Here are definitions for several of the primary concepts.

• Microfoundations of facts in L2 based on facts in L1 : accounts of the causal pathways through which entities, processes, powers, and laws of L1 bring about specific outcomes in L2. Microfoundations are small causal theories linking lower-level entities to higher-level outcomes.
• Generative dependence of L2 upon L1: the entities, processes, powers, and laws of L2 are generated by the properties of level L1 and nothing else. Alternatively, the entities, processes, powers, and laws of A suffice to generate all the properties of L2. A full theory of L1 suffices to derive the entities, processes, powers, and laws of L2.
• Reducibility of y to x : it is possible to provide a theoretical or formal derivation of the properties of y based solely on facts about x.
• Strong emergence of properties in L2 with respect to the properties of L1: L2 possesses some properties that do not depend wholly upon the properties of L1.
• Weak emergence of properties in L2 with respect to the properties of L1: L2 possesses some properties for which we cannot (now or in the future) provide derivations based wholly upon the properties of L1.
• Supervenience of L2 with respect to properties of L1: all the properties of L2 depend strictly upon the properties of L1 and nothing else.

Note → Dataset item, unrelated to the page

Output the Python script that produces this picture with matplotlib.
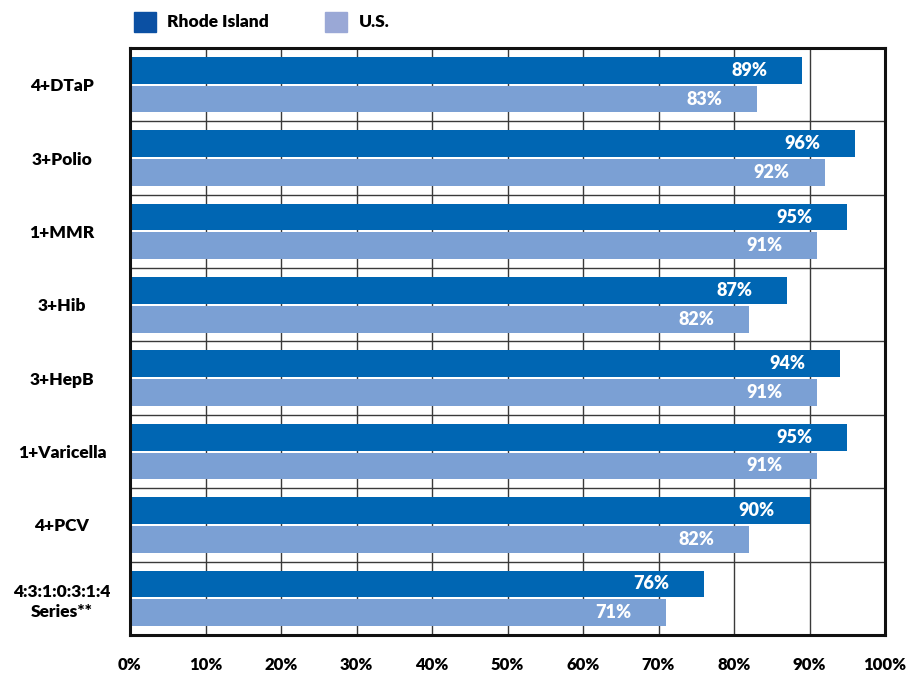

We also can make an effort to define some of these concepts more formally in terms of the diagram.

Consider these statements about facts at levels L1 and L2:

1. UM: all facts at L2 possess microfoundations at L1. 
2. XM: some facts at L2 possess inferred but unknown microfoundations at L1. 
3. SM: some facts at L2 do not possess any microfoundations at L1. 
4. SE: L2 is strongly emergent from L1. 
5. WE: L2 is weakly emergent from L1. 
6. GD: L2 is generatively dependent upon L1. 
7. R: L2 is reducible to L1. 
8. D: L2 is determined by L1. 
9. SS: L2 supervenes upon L1. 

Here are some of the logical relations that appear to exist among these statements.

1. UM => GD 
2. UM => ~SE 
3. XM => WE 
4. SE => ~UM 
5. SE => ~GD 
6. GD => R 
7. GD => D 
8. SM => SE 
9. UM => SS 
10. GD => SS 

On this analysis, the question of the availability of microfoundations for social facts can be understood to be central to all the other issues: reducibility, emergence, generativity, and supervenience. There are several positions that we can take with respect to the availability of microfoundations for higher-level social facts.

1. If we have convincing reason to believe that all social facts possess microfoundations at a lower level (known or unknown) then we know that the social world supervenes upon the micro-level; strong emergence is ruled out; weak emergence is true only so long as some microfoundations remain unknown; and higher-level social facts are generatively dependent upon the micro-level.   
2. If we take a pragmatic view of the social sciences and conclude that any given stage of knowledge provides information about only a subset of possible microfoundations for higher-level facts, then we are at liberty to take the view that each level of social ontology is at least weakly emergent from lower levels -- basically, the point of view advocated under the banner of "relative explanatory autonomy" (link). This also appears to be roughly the position taken by Herbert Simon (link). 
3. If we believe that it is impossible in principle to fully specify the microfoundations of all social facts, then weak emergence is true; supervenience is false; and generativity is false. (For example, we might believe this to be true because of the difficulty of modeling and calculating a sufficiently large and complex domain of units.) This is the situation that Fodor believes to be the case for many of the special sciences. 
4. If we have reason to believe that some higher-level facts simply do not possess microfoundations at a lower level, then strong emergence is true; the social world is not generatively dependent upon the micro-world; and the social world does not supervene upon the micro-world. 

In other words, it appears that each of the concepts of supervenience, reduction, emergence, and generative dependence can be defined in terms of the availability or inavailability of microfoundations for some or all of the facts at a higher level based on facts at the lower level. Strong emergence and generative dependence turn out to be logical contraries (witness the final two definitions above).